The Daily Monitor of August 18 reported that President Museveni, while launching a laboratory at Ndejje University, labelled humanities courses as useless, arguing that graduates of the courses can hardly solve anything to steer national development.
It’s easy to see where the President is coming from. We have a situation of a huge skills deficit in industry amidst high levels of graduate unemployment, a situation that mirrors the vast gulf between the world of learning and the world of work. Many researchers have traced the low productivity levels in the local construction industry to the dearth of skilled craftsmen and technicians.
We continue to rely on foreign firms to develop our infrastructure. Oil exploration is expected to cause a surge in demand for technical skills, and some have expressed fears that we will soon have to import craftsmen.
There are some technical institutions that offer craft courses to S4 leavers, but only the worst performers, who cannot be admitted to any A-Level school, opt to join these institutions.
The President’s remarks can, therefore, be understood in the context of the laudable efforts to bridge the gulf between education and industry.
But when you realise that the glorification of academic certificates for their own sake is part of the broader culture of putting form above substance, you also realise that we still desperately need the humanities. There are very many norms in our society that have no foundation in logic, and the humanities are essential in cultural reform.
Contemporary African cultures cannot claim to have no need for humanities while they retain an abundance of complacence, dependence mentalities, sycophancy, vagueness, paralysis, poor leadership; exorbitantly paid but perpetually indebted Members of Parliament; slothful youths that converge on village grounds eagerly waiting for the President to come with sacks of free money; public officials with no sense of ethics; teachers that defile their charges; university graduates without the language skills to write readable reports.
Africa’s root problems are cultural, and the physical sciences have no solutions for them.
Perhaps the President’s attack was directed at scholarship that’s detached from reality – at ideas that have no connection with societal problems.
But if the humanities courses are so detached from reality, then the solution is not to cast them away as useless, but to review their content and teaching methods, so that the graduates can generate relevant ideas.

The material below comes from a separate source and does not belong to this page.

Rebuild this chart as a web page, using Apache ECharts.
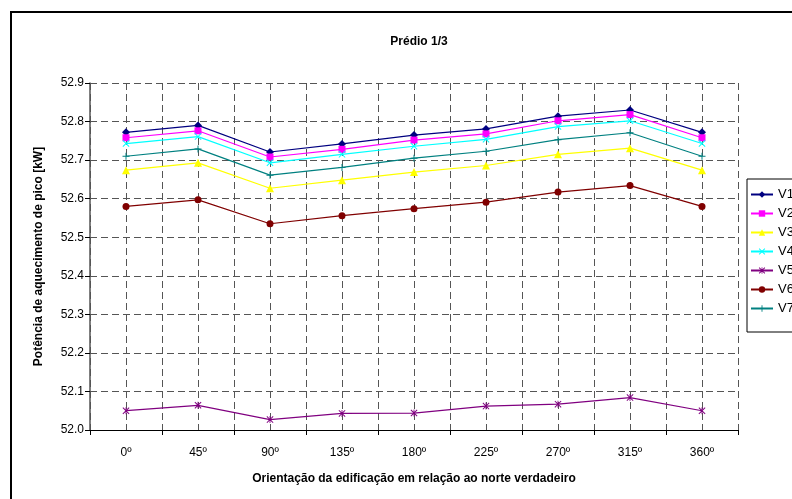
<!DOCTYPE html>
<html>
<head>
<meta charset="utf-8">
<script src="https://cdn.jsdelivr.net/npm/echarts@6/dist/echarts.min.js"></script>
<style>
  html, body { margin: 0; padding: 0; background: #fff; }
  #chart { width: 792px; height: 499px; }
</style>
</head>
<body>
<div id="chart"></div>
<script>
const ORIENTATIONS = ["0º", "45º", "90º", "135º", "180º", "225º", "270º", "315º", "360º"];

const V1 = [52.772, 52.790, 52.721, 52.742, 52.765, 52.781, 52.814, 52.830, 52.772];
const V2 = [52.758, 52.776, 52.708, 52.728, 52.752, 52.768, 52.802, 52.818, 52.758];
const V3 = [52.674, 52.693, 52.627, 52.648, 52.669, 52.686, 52.715, 52.731, 52.674];
const V4 = [52.743, 52.761, 52.693, 52.715, 52.736, 52.754, 52.787, 52.802, 52.743];
const V5 = [52.050, 52.064, 52.027, 52.043, 52.044, 52.062, 52.067, 52.084, 52.050];
const V6 = [52.580, 52.597, 52.535, 52.556, 52.574, 52.591, 52.617, 52.634, 52.580];
const V7 = [52.710, 52.729, 52.661, 52.681, 52.705, 52.723, 52.753, 52.771, 52.710];

const FONT = "Liberation Sans, Arial, sans-serif";

const CROSS = "path://M0,1L1,0L5,4L9,0L10,1L6,5L10,9L9,10L5,6L1,10L0,9L4,5Z";
const PLUS = "path://M4.3,0H5.7V4.3H10V5.7H5.7V10H4.3V5.7H0V4.3H4.3Z";
const STAR = "path://M0,1L1,0L5,4L9,0L10,1L6,5L10,9L9,10L5,6L1,10L0,9L4,5ZM4.4,0H5.6V10H4.4Z";

const SERIES = [
  { name: "V1", data: V1, color: "#000080", symbol: "diamond", size: 8 },
  { name: "V2", data: V2, color: "#ff00ff", symbol: "rect", size: 7 },
  { name: "V3", data: V3, color: "#ffff00", symbol: "triangle", size: 8 },
  { name: "V4", data: V4, color: "#00ffff", symbol: CROSS, size: 7 },
  { name: "V5", data: V5, color: "#800080", symbol: STAR, size: 7 },
  { name: "V6", data: V6, color: "#800000", symbol: "circle", size: 7 },
  { name: "V7", data: V7, color: "#008080", symbol: PLUS, size: 7 },
];

const chart = echarts.init(document.getElementById("chart"));

const dashed = { show: true, lineStyle: { color: "#555", type: [7, 4], width: 1 } };

chart.setOption({
  animation: false,
  backgroundColor: "#fff",
  textStyle: { fontFamily: FONT },
  title: {
    text: "Prédio 1/3",
    left: 414,
    top: 31,
    textAlign: "center",
    textStyle: { fontFamily: FONT, fontSize: 12, fontWeight: "bold", color: "#000" },
  },
  legend: {
    orient: "vertical",
    left: 747,
    top: 179,
    padding: [9, 30, 17, 3],
    itemWidth: 22,
    itemHeight: 8,
    itemGap: 6,
    borderColor: "#000",
    borderWidth: 1,
    backgroundColor: "#fff",
    selectedMode: false,
    textStyle: { fontFamily: FONT, fontSize: 13, color: "#000" },
    data: SERIES.map(s => s.name),
  },
  graphic: [{
    type: "rect",
    shape: { x: 11, y: 12, width: 900, height: 600 },
    style: { fill: "none", stroke: "#000", lineWidth: 2 },
    z: -1,
  }],
  grid: { left: 90, top: 83, right: 54, bottom: 69 },
  xAxis: [
    {
      type: "category",
      data: ORIENTATIONS,
      boundaryGap: true,
      name: "Orientação da edificação em relação ao norte verdadeiro",
      nameLocation: "middle",
      nameGap: 43,
      nameTextStyle: { fontFamily: FONT, fontSize: 12, fontWeight: "bold", color: "#000" },
      axisLine: { lineStyle: { color: "#000", width: 1 } },
      axisTick: { show: true, length: 5, lineStyle: { color: "#000" } },
      axisLabel: { fontFamily: FONT, fontSize: 12, color: "#000", margin: 17 },
      splitLine: { show: false },
    },
    {
      type: "value",
      min: 0,
      max: 18,
      interval: 1,
      position: "bottom",
      show: true,
      axisLine: { show: false },
      axisTick: { show: false },
      axisLabel: { show: false },
      splitLine: dashed,
    },
  ],
  yAxis: {
    type: "value",
    min: 52.0,
    max: 52.9,
    interval: 0.1,
    name: "Potência de aquecimento de pico [kW]",
    nameLocation: "middle",
    nameGap: 45,
    nameTextStyle: { fontFamily: FONT, fontSize: 12, fontWeight: "bold", color: "#000" },
    axisLine: { show: true, lineStyle: { color: "#555", width: 1.5 } },
    axisTick: { show: true, length: 5, lineStyle: { color: "#000" } },
    axisLabel: {
      fontFamily: FONT, fontSize: 12, color: "#000", margin: 6,
      formatter: v => v.toFixed(1),
    },
    splitLine: dashed,
  },
  series: SERIES.map(s => ({
    name: s.name,
    type: "line",
    xAxisIndex: 0,
    data: s.data,
    symbol: s.symbol,
    symbolSize: s.size,
    showAllSymbol: true,
    lineStyle: { color: s.color, width: 1.2 },
    itemStyle: { color: s.color },
    emphasis: { disabled: true },
  })),
});
</script>
</body>
</html>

Some have responded to the President’s speech by observing that even our engineers haven’t achieved anything exceptional.
There is much truth in that. Engineering faculties impart relevant knowledge and skills, but when learners, upon graduation, enter a world of work saturated with corruption and ruled by mediocrity, their knowledge and skills gradually rust.
The overriding cultural environment has to be reformed if engineers are to innovate, invent and excel.
There is need to reduce the number of students pursuing humanities course and to increase the numbers pursuing the science, technical and vocational courses. But we must not forget that we still need humanities.
To realise the needful cultural reform, government should invest in humanities research. Paradoxically, one of the researches that should be done in humanities is why most officials in our country don’t read, let alone act, on research findings.
Saying that humanities graduates can’t solve any of our problems simply reveals that we don’t know our problems well enough. The more we move away from humanities, the closer we draw to becoming a society of robots. And there will have to be someone to direct the robots – perhaps someone in the Western world.